Sciascinoso is a variety of red grape from Campania in the south of Italy.

The clusters and berries are large. The cluster is slightly conical or cylindrical. It produces very colourful wines which are drunk within a year. It is usually blended with Piedirosso and Aglianico wines. About 440 hectares were under cultivation in 1999. Sciascinoso is used to make red Lacryma Christi wine.

== Ampelographic characteristics ==

The growing tip is open, fluffy, with a slightly reddish tinge. The whitish young leaves are also hairy. The medium to large leaves are lobed and strongly sinuate. The petiole sinus is U-shaped. The serrated blade is sharp. In autumn, the leaves change colour orange to deep red. The cone- or cylinder-shaped grape clusters are large. The oval berries are medium in size and the colour ranges from deep blue to violet.

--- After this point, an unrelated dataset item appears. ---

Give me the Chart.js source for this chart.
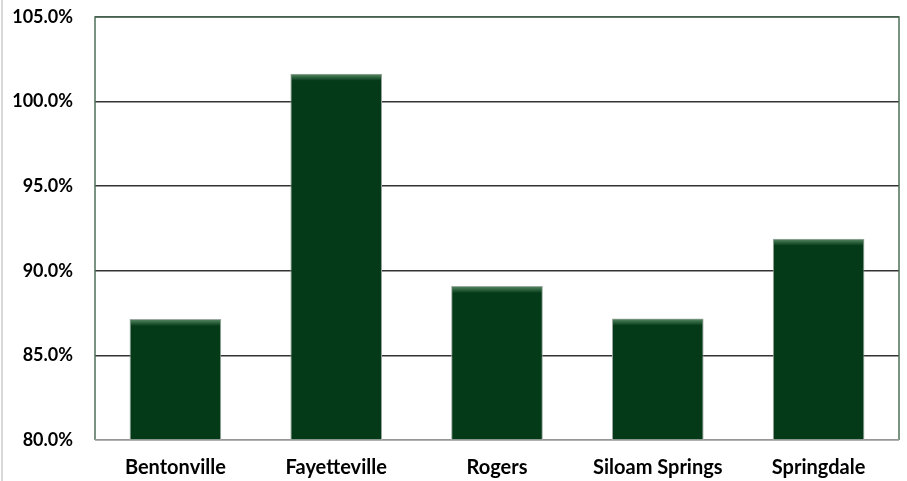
<!DOCTYPE html>
<html>
<head>
<meta charset="utf-8">
<script src="https://cdn.jsdelivr.net/npm/chart.js@4"></script>
<style>
  html, body { margin: 0; padding: 0; background: #fff; }
  #wrap { width: 907px; height: 481px; position: relative; }
</style>
</head>
<body>
<div id="wrap"><canvas id="ratio"></canvas></div>
<script>
const cities = ['Bentonville', 'Fayetteville', 'Rogers', 'Siloam Springs', 'Springdale'];
const ratios = [87.15, 101.65, 89.1, 87.18, 91.9];

const ctx = document.getElementById("ratio");

// frame, plot border and bar bevel
const frame = {
    id: 'frame',
    afterDatasetsDraw(chart) {
        const c = chart.ctx;
        const a = chart.chartArea;
        c.save();
        chart.getDatasetMeta(0).data.forEach(bar => {
            const l = bar.x - bar.width / 2;
            const g = c.createLinearGradient(0, bar.y, 0, bar.y + 7);
            g.addColorStop(0, 'rgba(120,170,130,0.75)');
            g.addColorStop(1, 'rgba(120,170,130,0)');
            c.fillStyle = g;
            c.fillRect(l + 1, bar.y + 1, bar.width - 2, 7);
        });
        c.strokeStyle = '#4f6f5a';
        c.lineWidth = 1.5;
        c.beginPath();
        c.moveTo(a.left, a.bottom);
        c.lineTo(a.left, a.top);
        c.lineTo(a.right, a.top);
        c.lineTo(a.right, a.bottom);
        c.stroke();
        c.strokeStyle = '#b8b8b8';
        c.beginPath();
        c.moveTo(a.left, a.bottom);
        c.lineTo(a.right, a.bottom);
        c.stroke();
        c.strokeStyle = '#d9d9d9';
        c.lineWidth = 2;
        c.beginPath();
        c.moveTo(2, 0);
        c.lineTo(2, 481);
        c.stroke();
        c.restore();
    }
};

const myChart = new Chart(ctx, {
    type: 'bar',
    data: {
        labels: cities,
        datasets: [
            {
                data: ratios,
                backgroundColor: '#053a19',
                borderColor: '#9aa89f',
                borderWidth: 1,
                borderSkipped: false,
                categoryPercentage: 0.57,
                barPercentage: 1
            }
        ]
    },
    options: {
        responsive: true,
        maintainAspectRatio: false,
        animation: false,
        layout: { padding: { top: 17, right: 8, left: 0, bottom: 0 } },
        plugins: { legend: { display: false }, tooltip: { enabled: false } },
        scales: {
            x: {
                grid: { display: false, drawTicks: false },
                border: { display: false },
                ticks: { color: '#000', padding: 16, font: { family: 'Lato', size: 20, weight: 'bold' } },
                afterFit(s) { s.height = 41; s.paddingLeft = 0; s.paddingRight = 0; }
            },
            y: {
                min: 80,
                max: 105,
                grid: { color: '#333', lineWidth: 1.5, drawTicks: false },
                border: { display: false },
                ticks: {
                    stepSize: 5,
                    color: '#000',
                    padding: 22,
                    font: { family: 'Lato', size: 18, weight: 'bold' },
                    callback: v => v.toFixed(1) + '%'
                },
                afterFit(s) { s.width = 95; s.paddingTop = 0; s.paddingBottom = 0; }
            }
        }
    },
    plugins: [frame]
});
</script>
</body>
</html>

The Sciascinoso ripens late, about 30 to 35 days after the Chasselas varietal.

== Synonyms ==

The Sciascinoso is also known as Avellinese, Cascolo, Cascolone, Foscopeloso, Livella, Livellone, Olivella, Olivella Bastarda, Olivella Bastardo, Olivellone, Sancinoso, Sancionosa, Sanginoso, Sangionoso, Sanguinosa, Sarcinosa, Sciascinoso, Sciascinuso, Sciasconoso, Strascinatolo, Strascinuso, Uva Di Avellino, Uva Di S. Severino, Uva Pane Rossa, and Uva Sanseverino.